By Michael Forsythe
Nov. 15 (Bloomberg) -- Chinese President Hu Jintao, speaking to leaders from the Group of 20 nations in Washington, said China can help alleviate the impact of the financial crisis and slowing global growth by stoking its own economy.
“Steady and relatively fast growth in China is in itself an important contribution to international financial stability and world economic growth,” Hu said today, according to the official Xinhua News Agency.
Last week China announced a $586 billion economic stimulus, focused on building low-rent housing, roads, railways and airports. The package also allows tax deductions for fixed assets such as machinery to stimulate investment. Farmers will also benefit from more subsidies.
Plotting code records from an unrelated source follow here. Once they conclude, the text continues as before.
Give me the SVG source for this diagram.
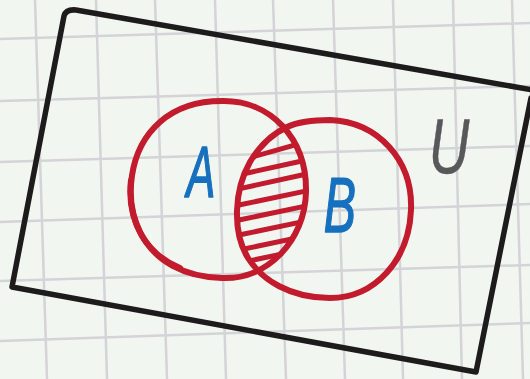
<svg xmlns="http://www.w3.org/2000/svg" width="530" height="379" viewBox="0 0 530 379">
<style>
.grid line{stroke:#d3d3d8;stroke-width:2.5}
.frame{fill:none;stroke:#1e1b1c;stroke-width:5.5;stroke-linejoin:round;stroke-linecap:round}
.set{fill:none;stroke:#c11b2d;stroke-width:6;stroke-linecap:round}
.hatch line{stroke:#c11b2d;stroke-width:5;stroke-linecap:round}
.lbl{font-family:"Liberation Sans",Arial,sans-serif;font-style:italic;text-anchor:middle;stroke-linejoin:round}
.blue{fill:#1670be;stroke:#1670be;stroke-width:1.5}
.gray{fill:#58585b;stroke:#58585b;stroke-width:0.5}
</style>
<defs>
<path id="pA" d="M222,101 C270,100 307,138 306,192 C305,240 268,280 222,278 C185,277 155,262 140,232 C124,200 128,150 160,122 C178,106 200,101 222,101 Z"/>
<path id="pB" d="M287,127 C300,121 315,120 330,120 C378,122 413,160 411,210 C409,260 375,298 330,298 C290,298 262,280 248,258 C232,232 234,190 250,162 C260,145 272,134 287,127 Z"/>
<clipPath id="clipA"><use href="#pA"/></clipPath>
<clipPath id="clipB"><use href="#pB"/></clipPath>
</defs>
<rect width="530" height="379" fill="#f2f6f0"/>
<g class="grid" id="grid">
<line x1="0" y1="39" x2="530" y2="23"/>
<line x1="0" y1="101" x2="530" y2="86"/>
<line x1="0" y1="162" x2="530" y2="146"/>
<line x1="0" y1="222" x2="530" y2="204"/>
<line x1="0" y1="281" x2="530" y2="265"/>
<line x1="0" y1="341" x2="530" y2="323"/>
<line x1="35" y1="0" x2="47" y2="379"/>
<line x1="96" y1="0" x2="107" y2="379"/>
<line x1="155" y1="0" x2="167" y2="379"/>
<line x1="215" y1="0" x2="226" y2="379"/>
<line x1="273" y1="0" x2="286" y2="379"/>
<line x1="333" y1="0" x2="345" y2="379"/>
<line x1="393" y1="0" x2="403" y2="379"/>
<line x1="453" y1="0" x2="462" y2="379"/>
<line x1="512" y1="0" x2="523" y2="379"/>
</g>
<g id="universe">
<path class="frame" d="M12,287 L64,16 Q66,9 76,10 L533,90 M531,98 L476,372 L12,287"/>
<text class="lbl gray" transform="translate(449,173) scale(0.72,1)" font-size="78">U</text>
</g>
<g id="intersection" clip-path="url(#clipA)">
<g class="hatch" clip-path="url(#clipB)">
<line x1="220" y1="166" x2="320" y2="138"/>
<line x1="220" y1="179" x2="320" y2="157"/>
<line x1="220" y1="193" x2="320" y2="171"/>
<line x1="220" y1="209" x2="320" y2="188"/>
<line x1="220" y1="224" x2="320" y2="203"/>
<line x1="220" y1="239" x2="320" y2="218"/>
<line x1="220" y1="254" x2="320" y2="233"/>
<line x1="220" y1="267" x2="320" y2="246"/>
</g>
</g>
<g id="setA">
<use href="#pA" class="set"/>
<path class="set" stroke-width="5" d="M131,180 C128,205 134,222 142,236 C152,252 165,262 180,268"/>
<text class="lbl blue" transform="translate(201,197) scale(0.6,1)" font-size="72">A</text>
</g>
<g id="setB">
<use href="#pB" class="set"/>
<text class="lbl blue" transform="translate(340,232) scale(0.62,1)" font-size="78" font-style="normal">B</text>
</g>
</svg>
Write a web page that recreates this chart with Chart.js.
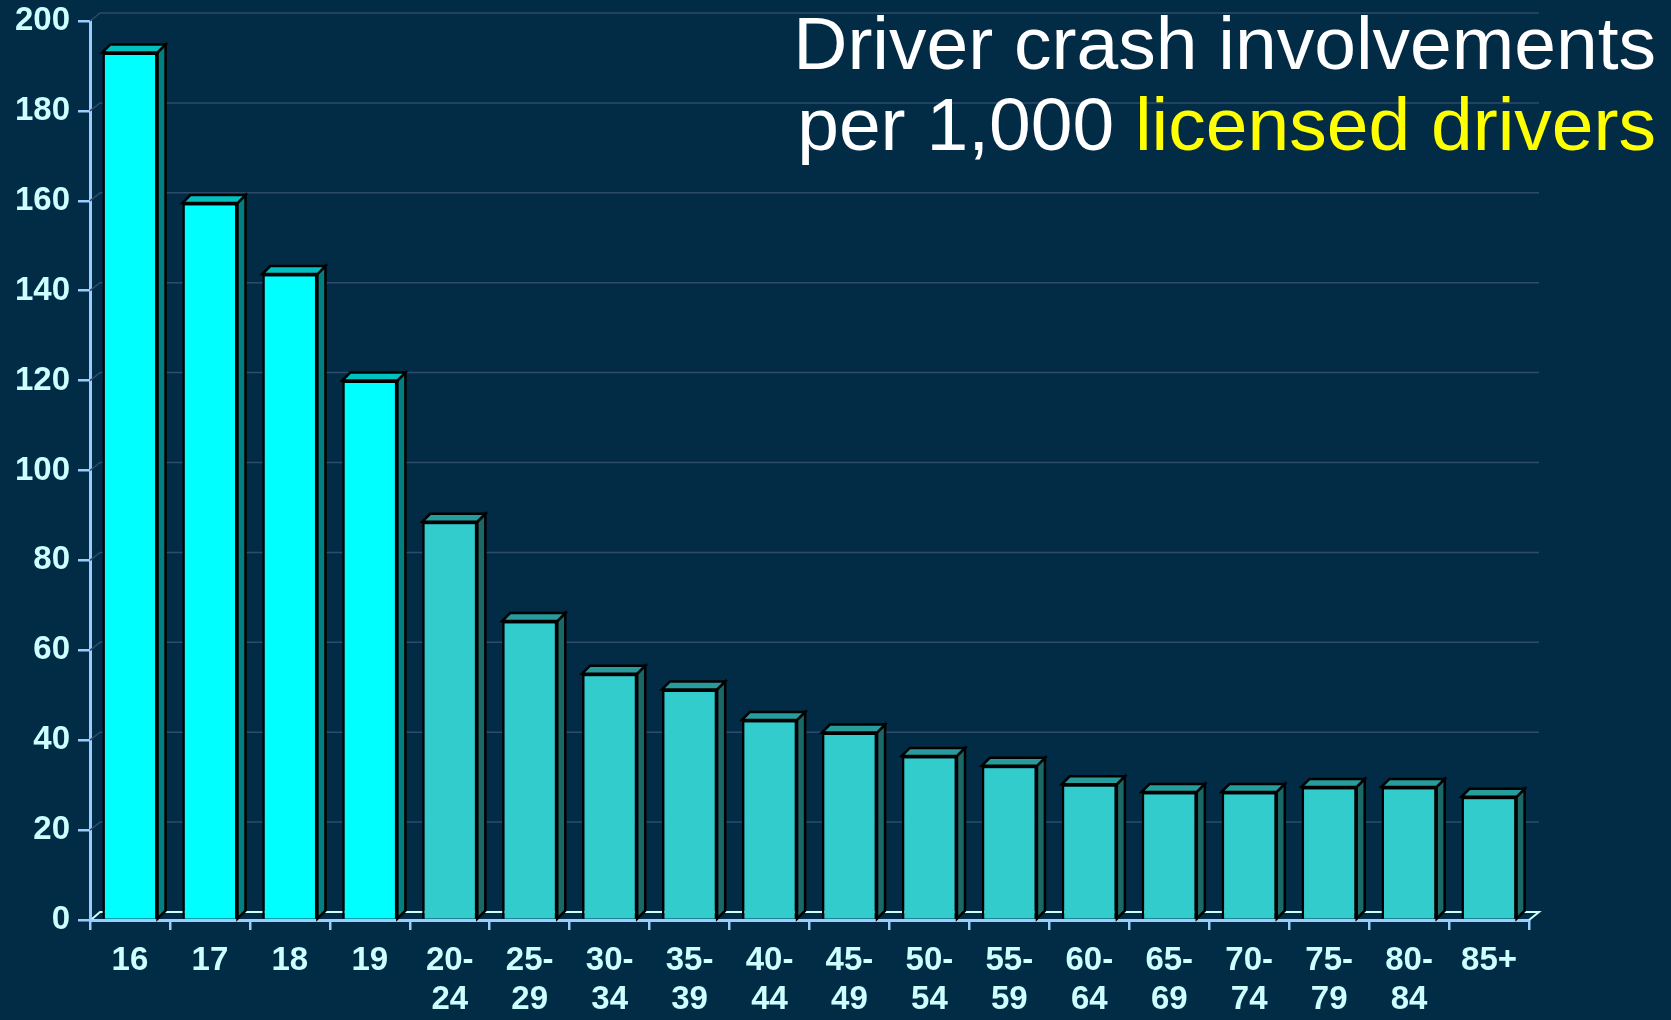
<!DOCTYPE html>
<html>
<head>
<meta charset="utf-8">
<script src="https://cdn.jsdelivr.net/npm/chart.js@4.4.1/dist/chart.umd.min.js"></script>
<style>
  html, body { margin: 0; padding: 0; background: #022c46; }
  #wrap { position: relative; width: 1671px; height: 1020px; overflow: hidden; }
  #title {
    position: absolute; top: 3px; right: 15px;
    font-family: "Liberation Sans", Arial, sans-serif;
    font-size: 75px; line-height: 81px; color: #ffffff;
    text-align: right; white-space: nowrap; z-index: 2;
  }
  #title .hl { color: #ffff00; }
</style>
</head>
<body>
<div id="wrap">
  <canvas id="chart" width="1671" height="1020"></canvas>
  <div id="title">Driver crash involvements<br>per 1,000 <span class="hl">licensed drivers</span></div>
</div>
<script>
// age groups along the bottom
const ageGroups = [
  "16", "17", "18", "19",
  ["20-", "24"], ["25-", "29"], ["30-", "34"], ["35-", "39"], ["40-", "44"],
  ["45-", "49"], ["50-", "54"], ["55-", "59"], ["60-", "64"], ["65-", "69"],
  ["70-", "74"], ["75-", "79"], ["80-", "84"], "85+",
];

// crash involvements per 1,000 licensed drivers
const crashRate = [
  193, 159.5, 143.7, 120, 88.6, 66.5, 54.8, 51.3, 44.5,
  41.7, 36.5, 34.3, 30.2, 28.5, 28.5, 29.6, 29.6, 27.4,
];

// teen ages are the highlighted ones
const teenCount = 4;

// -----------------------------------------------------
// colours
// -----------------------------------------------------
const FRONT = ["#00ffff", "#33cccc"];
const SIDE = ["#008080", "#1b6868"];
const TOP = ["#00c0c0", "#269c9c"];
const AXIS = "#99ccff";
const LABEL = "#ccffff";
const WALL_GRID = "#2e4a6c";
const FLOOR = "#ccffff";

const tone = (i) => (i < teenCount ? 0 : 1);

// -----------------------------------------------------
// fake 3-D: back wall grid, floor edge, bar sides and tops
// -----------------------------------------------------
const BAR_DX = 8, BAR_DY = 8;
const WALL_DX = 10, WALL_DY = 8;

const threeD = {
  id: "threeD",

  beforeDatasetsDraw(chart) {
    const { ctx, chartArea } = chart;
    const y = chart.scales.y;
    ctx.save();
    ctx.lineWidth = 1.5;
    ctx.strokeStyle = WALL_GRID;
    y.ticks.forEach((t) => {
      if (t.value === 0) return;
      const py = y.getPixelForValue(t.value);
      ctx.beginPath();
      ctx.moveTo(chartArea.left, py);
      ctx.lineTo(chartArea.left + WALL_DX, py - WALL_DY);
      ctx.lineTo(chartArea.right + WALL_DX, py - WALL_DY);
      ctx.stroke();
    });

    // floor back edge
    const base = y.getPixelForValue(0);
    ctx.strokeStyle = FLOOR;
    ctx.lineWidth = 2;
    ctx.beginPath();
    ctx.moveTo(chartArea.left + 2, base - 1);
    ctx.lineTo(chartArea.left + WALL_DX, base - WALL_DY);
    ctx.lineTo(chartArea.right + WALL_DX, base - WALL_DY);
    ctx.lineTo(chartArea.right, base);
    ctx.stroke();
    ctx.restore();
  },

  afterDatasetsDraw(chart) {
    const { ctx } = chart;
    const meta = chart.getDatasetMeta(0);
    ctx.save();
    ctx.lineWidth = 2.5;
    ctx.strokeStyle = "#000000";
    ctx.lineJoin = "miter";
    meta.data.forEach((bar, i) => {
      const { x, y, width, base } = bar.getProps(["x", "y", "width", "base"], true);
      const l = x - width / 2, r = x + width / 2;

      // side face
      ctx.fillStyle = SIDE[tone(i)];
      ctx.beginPath();
      ctx.moveTo(r, y);
      ctx.lineTo(r + BAR_DX, y - BAR_DY);
      ctx.lineTo(r + BAR_DX, base - BAR_DY);
      ctx.lineTo(r, base);
      ctx.closePath();
      ctx.fill();
      ctx.stroke();

      // top face
      ctx.fillStyle = TOP[tone(i)];
      ctx.beginPath();
      ctx.moveTo(l, y);
      ctx.lineTo(l + BAR_DX, y - BAR_DY);
      ctx.lineTo(r + BAR_DX, y - BAR_DY);
      ctx.lineTo(r, y);
      ctx.closePath();
      ctx.fill();
      ctx.stroke();
    });
    ctx.restore();
  },
};

const fontFamily = "'Liberation Sans', Arial, sans-serif";

new Chart(document.getElementById("chart").getContext("2d"), {
  type: "bar",
  data: {
    labels: ageGroups,
    datasets: [{
      data: crashRate,
      backgroundColor: crashRate.map((_, i) => FRONT[tone(i)]),
      borderColor: "#000000",
      borderWidth: 2.5,
      barPercentage: 0.69,
      categoryPercentage: 1,
    }],
  },
  options: {
    responsive: false,
    animation: false,
    layout: { padding: { top: 21, right: 142, left: 0, bottom: 0 } },
    plugins: {
      legend: { display: false },
      tooltip: { enabled: false },
    },
    scales: {
      x: {
        z: 1,
        grid: { drawOnChartArea: false, drawTicks: true, tickLength: 10, color: AXIS, lineWidth: 2.5, offset: true },
        border: { color: AXIS, width: 3 },
        ticks: {
          color: LABEL,
          font: { family: fontFamily, size: 33, weight: "bold", lineHeight: 1.2 },
          padding: 11, maxRotation: 0, autoSkip: false,
        },
        afterFit: (scale) => { scale.height = 100; },
      },
      y: {
        z: 1,
        min: 0,
        max: 200,
        grid: { drawOnChartArea: false, drawTicks: true, tickLength: 12, color: AXIS, lineWidth: 2.5 },
        border: { color: AXIS, width: 3 },
        ticks: {
          stepSize: 20, color: LABEL, padding: 8,
          font: { family: fontFamily, size: 33, weight: "bold" },
        },
        afterFit: (scale) => {
          scale.width = 90;
          // let the top label hang over the layout padding
          scale.paddingTop = 0;
          scale.paddingBottom = 0;
        },
      },
    },
  },
  plugins: [threeD],
});
</script>
</body>
</html>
The announcement came amid signs that China’s own growth is slowing. The country’s gross domestic product grew by 9 percent in the third quarter from a year earlier, the slowest rate in five years.
China accounted for 27 percent of global economic growth last year, more than any other nation, according to the International Monetary Fund.
“China has taken an active part in the international cooperation to deal with the financial crisis and played a positive role in maintaining international financial stability and promoting the development of the world economy,” Xinhua quoted Hu as saying.
Hu suggested that rich countries must take the lead in addressing the crisis.
Developed nations “should undertake their due responsibilities and obligations” by stabilizing their economies, restoring growth and taking steps to “safeguard investors’ interests,” Xinhua reported Hu as saying.